Provided data
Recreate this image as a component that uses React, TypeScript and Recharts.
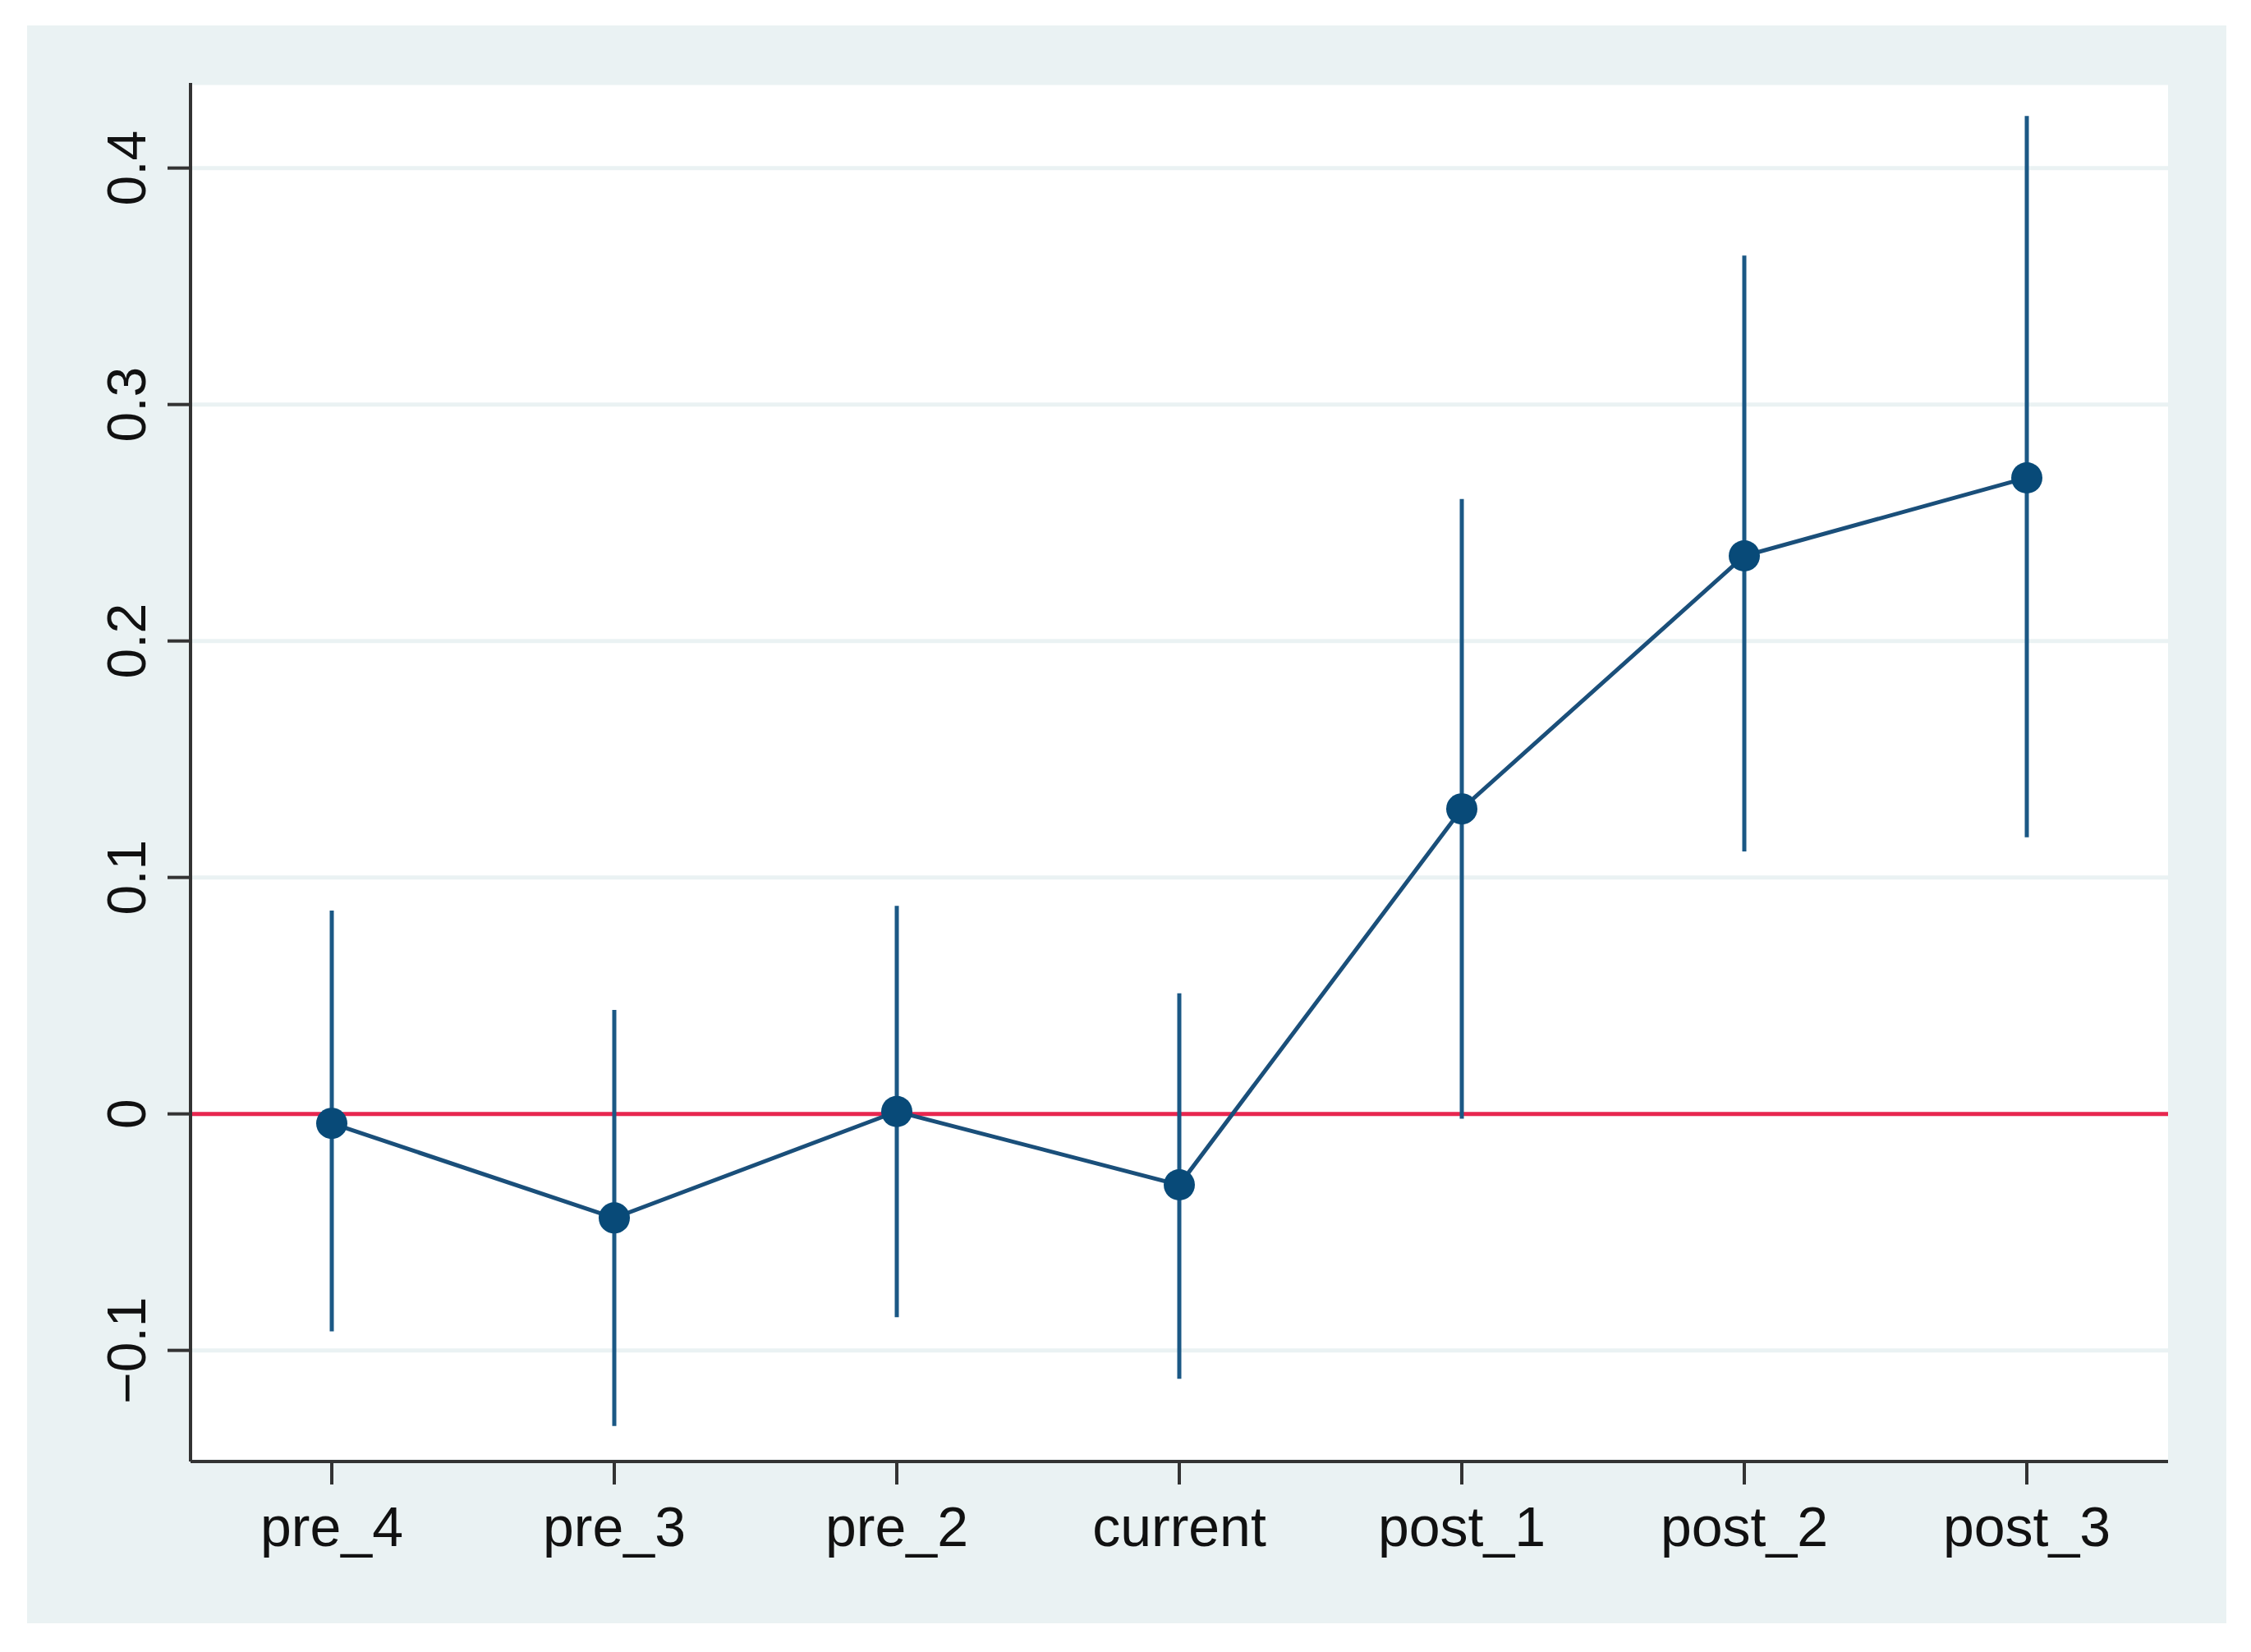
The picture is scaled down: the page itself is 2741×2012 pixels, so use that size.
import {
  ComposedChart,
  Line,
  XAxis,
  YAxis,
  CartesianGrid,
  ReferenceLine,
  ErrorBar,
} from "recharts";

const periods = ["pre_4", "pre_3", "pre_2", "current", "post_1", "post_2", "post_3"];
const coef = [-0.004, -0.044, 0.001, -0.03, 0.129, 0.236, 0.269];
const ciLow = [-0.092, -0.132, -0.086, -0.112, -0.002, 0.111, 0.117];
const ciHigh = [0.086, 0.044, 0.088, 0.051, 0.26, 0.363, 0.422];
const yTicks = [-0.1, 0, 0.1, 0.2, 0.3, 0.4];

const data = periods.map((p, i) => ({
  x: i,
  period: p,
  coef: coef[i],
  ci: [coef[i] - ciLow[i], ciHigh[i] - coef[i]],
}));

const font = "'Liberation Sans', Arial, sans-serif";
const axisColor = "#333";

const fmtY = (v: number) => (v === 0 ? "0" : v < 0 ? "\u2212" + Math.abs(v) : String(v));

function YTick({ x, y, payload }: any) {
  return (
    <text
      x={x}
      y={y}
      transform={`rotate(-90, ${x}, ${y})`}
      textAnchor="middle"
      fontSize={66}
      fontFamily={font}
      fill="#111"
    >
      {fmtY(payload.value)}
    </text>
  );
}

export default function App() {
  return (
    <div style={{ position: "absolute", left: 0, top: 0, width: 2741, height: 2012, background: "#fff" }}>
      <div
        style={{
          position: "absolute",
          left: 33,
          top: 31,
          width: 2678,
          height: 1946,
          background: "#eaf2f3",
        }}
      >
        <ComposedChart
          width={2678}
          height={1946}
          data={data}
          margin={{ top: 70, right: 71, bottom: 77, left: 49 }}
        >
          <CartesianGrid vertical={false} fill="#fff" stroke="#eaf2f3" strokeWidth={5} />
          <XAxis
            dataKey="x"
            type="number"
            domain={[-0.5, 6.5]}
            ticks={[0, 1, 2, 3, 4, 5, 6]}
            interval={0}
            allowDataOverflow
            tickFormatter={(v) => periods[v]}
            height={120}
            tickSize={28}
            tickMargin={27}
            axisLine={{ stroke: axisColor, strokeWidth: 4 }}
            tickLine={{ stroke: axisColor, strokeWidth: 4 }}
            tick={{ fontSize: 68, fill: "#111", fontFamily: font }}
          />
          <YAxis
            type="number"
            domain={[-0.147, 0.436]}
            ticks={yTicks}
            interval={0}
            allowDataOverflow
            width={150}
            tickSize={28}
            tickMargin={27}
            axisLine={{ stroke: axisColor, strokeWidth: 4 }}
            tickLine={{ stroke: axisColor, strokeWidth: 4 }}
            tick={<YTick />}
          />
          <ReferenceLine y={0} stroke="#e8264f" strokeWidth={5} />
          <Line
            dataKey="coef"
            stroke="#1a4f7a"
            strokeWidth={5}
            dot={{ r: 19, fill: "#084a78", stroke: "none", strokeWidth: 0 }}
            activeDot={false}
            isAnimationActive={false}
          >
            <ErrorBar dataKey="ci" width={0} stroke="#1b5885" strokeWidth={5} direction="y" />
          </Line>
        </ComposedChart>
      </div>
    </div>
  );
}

Task to carry out
Transcribe the preceding listing in its entirety and with exact wording, leaving out pictures.

Final answer
Recreate this image as a component that uses React, TypeScript and Recharts.
The picture is scaled down: the page itself is 2741×2012 pixels, so use that size.
import {
  ComposedChart,
  Line,
  XAxis,
  YAxis,
  CartesianGrid,
  ReferenceLine,
  ErrorBar,
} from "recharts";

const periods = ["pre_4", "pre_3", "pre_2", "current", "post_1", "post_2", "post_3"];
const coef = [-0.004, -0.044, 0.001, -0.03, 0.129, 0.236, 0.269];
const ciLow = [-0.092, -0.132, -0.086, -0.112, -0.002, 0.111, 0.117];
const ciHigh = [0.086, 0.044, 0.088, 0.051, 0.26, 0.363, 0.422];
const yTicks = [-0.1, 0, 0.1, 0.2, 0.3, 0.4];

const data = periods.map((p, i) => ({
  x: i,
  period: p,
  coef: coef[i],
  ci: [coef[i] - ciLow[i], ciHigh[i] - coef[i]],
}));

const font = "'Liberation Sans', Arial, sans-serif";
const axisColor = "#333";

const fmtY = (v: number) => (v === 0 ? "0" : v < 0 ? "\u2212" + Math.abs(v) : String(v));

function YTick({ x, y, payload }: any) {
  return (
    <text
      x={x}
      y={y}
      transform={`rotate(-90, ${x}, ${y})`}
      textAnchor="middle"
      fontSize={66}
      fontFamily={font}
      fill="#111"
    >
      {fmtY(payload.value)}
    </text>
  );
}

export default function App() {
  return (
    <div style={{ position: "absolute", left: 0, top: 0, width: 2741, height: 2012, background: "#fff" }}>
      <div
        style={{
          position: "absolute",
          left: 33,
          top: 31,
          width: 2678,
          height: 1946,
          background: "#eaf2f3",
        }}
      >
        <ComposedChart
          width={2678}
          height={1946}
          data={data}
          margin={{ top: 70, right: 71, bottom: 77, left: 49 }}
        >
          <CartesianGrid vertical={false} fill="#fff" stroke="#eaf2f3" strokeWidth={5} />
          <XAxis
            dataKey="x"
            type="number"
            domain={[-0.5, 6.5]}
            ticks={[0, 1, 2, 3, 4, 5, 6]}
            interval={0}
            allowDataOverflow
            tickFormatter={(v) => periods[v]}
            height={120}
            tickSize={28}
            tickMargin={27}
            axisLine={{ stroke: axisColor, strokeWidth: 4 }}
            tickLine={{ stroke: axisColor, strokeWidth: 4 }}
            tick={{ fontSize: 68, fill: "#111", fontFamily: font }}
          />
          <YAxis
            type="number"
            domain={[-0.147, 0.436]}
            ticks={yTicks}
            interval={0}
            allowDataOverflow
            width={150}
            tickSize={28}
            tickMargin={27}
            axisLine={{ stroke: axisColor, strokeWidth: 4 }}
            tickLine={{ stroke: axisColor, strokeWidth: 4 }}
            tick={<YTick />}
          />
          <ReferenceLine y={0} stroke="#e8264f" strokeWidth={5} />
          <Line
            dataKey="coef"
            stroke="#1a4f7a"
            strokeWidth={5}
            dot={{ r: 19, fill: "#084a78", stroke: "none", strokeWidth: 0 }}
            activeDot={false}
            isAnimationActive={false}
          >
            <ErrorBar dataKey="ci" width={0} stroke="#1b5885" strokeWidth={5} direction="y" />
          </Line>
        </ComposedChart>
      </div>
    </div>
  );
}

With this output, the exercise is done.